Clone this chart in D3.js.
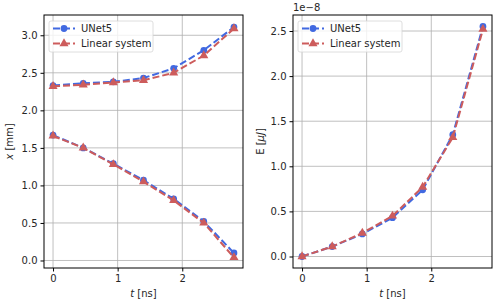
<!DOCTYPE html>
<html>
<head>
<meta charset="utf-8">
<script src="https://cdn.jsdelivr.net/npm/d3@7"></script>
<style>
body { margin: 0; background: #fff; }
svg { font-family: "DejaVu Sans", sans-serif; }
.grid line { stroke: #b0b0b0; stroke-width: 0.8px; }
</style>
</head>
<body>
<svg id="chart" width="499" height="307"></svg>
<script>
// time samples [ns]
var t = [0, 0.467, 0.933, 1.4, 1.867, 2.333, 2.8];

// position [mm], two trajectories per model
var unetUpper = [2.33, 2.36, 2.38, 2.43, 2.56, 2.80, 3.11];
var unetLower = [1.67, 1.50, 1.29, 1.07, 0.82, 0.52, 0.10];
var linUpper = [2.32, 2.34, 2.37, 2.40, 2.50, 2.73, 3.09];
var linLower = [1.66, 1.50, 1.28, 1.05, 0.80, 0.50, 0.04];

// energy (x 1e-8)
var unetE = [0, 0.11, 0.25, 0.43, 0.74, 1.35, 2.55];
var linE = [0, 0.11, 0.26, 0.45, 0.77, 1.32, 2.52];

var xTicks = [0, 1, 2];
var leftYTicks = [0, 0.5, 1.0, 1.5, 2.0, 2.5, 3.0];
var rightYTicks = [0, 0.5, 1.0, 1.5, 2.0, 2.5];

var blue = "#4169e1", red = "#cd5c5c";
var svg = d3.select("#chart");

function panel(opts) {
  var g = svg.append("g");
  var x = d3.scaleLinear().domain([-0.14, 2.94]).range([opts.x0, opts.x1]);
  var y = d3.scaleLinear().domain(opts.ydom).range([opts.y1, opts.y0]);

  // grid
  var grid = g.append("g").attr("class", "grid");
  grid.selectAll(".gx").data(xTicks).enter().append("line")
      .attr("x1", function(d) { return x(d); }).attr("x2", function(d) { return x(d); })
      .attr("y1", opts.y0).attr("y2", opts.y1);
  grid.selectAll(".gy").data(opts.yticks).enter().append("line")
      .attr("y1", function(d) { return y(d); }).attr("y2", function(d) { return y(d); })
      .attr("x1", opts.x0).attr("x2", opts.x1);

  var line = d3.line()
      .x(function(d, i) { return x(t[i]); })
      .y(function(d) { return y(d); });

  var series = [
    {vals: opts.blue, color: blue, shape: d3.symbolCircle},
    {vals: opts.red, color: red, shape: d3.symbolTriangle}
  ];
  series.forEach(function(s) {
    s.vals.forEach(function(v) {
      g.append("path").datum(v)
          .attr("d", line)
          .attr("fill", "none")
          .attr("stroke", s.color)
          .attr("stroke-width", 2)
          .attr("stroke-dasharray", "7,3");
      g.selectAll(null).data(v).enter().append("path")
          .attr("d", d3.symbol().type(s.shape).size(36))
          .attr("transform", function(d, i) { return "translate(" + x(t[i]) + "," + y(d) + ")"; })
          .attr("fill", s.color);
    });
  });

  // spines
  g.append("rect")
      .attr("x", opts.x0).attr("y", opts.y0)
      .attr("width", opts.x1 - opts.x0).attr("height", opts.y1 - opts.y0)
      .attr("fill", "none").attr("stroke", "#000").attr("stroke-width", 1);

  // axes
  var ax = g.append("g").attr("transform", "translate(0," + opts.y1 + ")")
      .call(d3.axisBottom(x).tickValues(xTicks).tickFormat(d3.format("d")).tickSize(3.5).tickPadding(3));
  var ay = g.append("g").attr("transform", "translate(" + opts.x0 + ",0)")
      .call(d3.axisLeft(y).tickValues(opts.yticks).tickFormat(d3.format(".1f")).tickSize(3.5).tickPadding(3));
  [ax, ay].forEach(function(a) {
    a.select(".domain").remove();
    a.selectAll("text").attr("font-size", 10).attr("font-family", "DejaVu Sans").attr("fill", "#262626");
    a.selectAll("line").attr("stroke", "#000");
  });

  // x label
  var xl = g.append("text")
      .attr("x", (opts.x0 + opts.x1) / 2).attr("y", 297)
      .attr("text-anchor", "middle").attr("font-size", 10).attr("fill", "#262626");
  xl.append("tspan").attr("font-style", "italic").text("t");
  xl.append("tspan").text(" [ns]");

  // y label
  var yl = g.append("text")
      .attr("transform", "translate(" + opts.ylx + "," + ((opts.y0 + opts.y1) / 2) + ") rotate(-90)")
      .attr("text-anchor", "middle").attr("font-size", 10).attr("fill", "#262626");
  opts.ylabel(yl);

  // legend
  var lg = g.append("g").attr("transform", "translate(" + (opts.x0 + 5) + "," + (opts.y0 + 6) + ")");
  lg.append("rect").attr("width", 104).attr("height", 31).attr("rx", 2)
      .attr("fill", "#fff").attr("fill-opacity", 0.8).attr("stroke", "#d6d6d6").attr("stroke-width", 0.8);
  [["UNet5", blue, d3.symbolCircle], ["Linear system", red, d3.symbolTriangle]].forEach(function(e, i) {
    var yy = 7.5 + i * 15;
    lg.append("line").attr("x1", 4).attr("x2", 26).attr("y1", yy).attr("y2", yy)
        .attr("stroke", e[1]).attr("stroke-width", 2).attr("stroke-dasharray", "7,3");
    lg.append("path").attr("d", d3.symbol().type(e[2]).size(36)())
        .attr("transform", "translate(15," + yy + ")").attr("fill", e[1]);
    lg.append("text").attr("x", 32).attr("y", yy + 3.5).attr("font-size", 10)
        .attr("fill", "#262626").text(e[0]);
  });
  return g;
}

panel({
  x0: 44, x1: 243, y0: 15, y1: 268,
  ydom: [-0.1, 3.27], yticks: leftYTicks,
  blue: [unetUpper, unetLower], red: [linUpper, linLower],
  ylx: 13,
  ylabel: function(el) {
    el.append("tspan").attr("font-style", "italic").text("x");
    el.append("tspan").text(" [mm]");
  }
});

panel({
  x0: 293, x1: 492, y0: 15, y1: 268,
  ydom: [-0.1275, 2.6775], yticks: rightYTicks,
  blue: [unetE], red: [linE],
  ylx: 264,
  ylabel: function(el) {
    el.append("tspan").text("E [");
    el.append("tspan").attr("font-style", "italic").text("μJ");
    el.append("tspan").text("]");
  }
});

svg.append("text").attr("x", 293).attr("y", 11).attr("font-size", 10)
    .attr("fill", "#262626").text("1e−8");
</script>
</body>
</html>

_Work required:_
Every line from the top of the material above through the line with "var t = [0, 0.467, 0.933, 1.4, 1.867, 2.333, 2.8];" should be duplicated exactly, please; leave out the pictures.

_Output:_
Clone this chart in D3.js.
<!DOCTYPE html>
<html>
<head>
<meta charset="utf-8">
<script src="https://cdn.jsdelivr.net/npm/d3@7"></script>
<style>
body { margin: 0; background: #fff; }
svg { font-family: "DejaVu Sans", sans-serif; }
.grid line { stroke: #b0b0b0; stroke-width: 0.8px; }
</style>
</head>
<body>
<svg id="chart" width="499" height="307"></svg>
<script>
// time samples [ns]
var t = [0, 0.467, 0.933, 1.4, 1.867, 2.333, 2.8];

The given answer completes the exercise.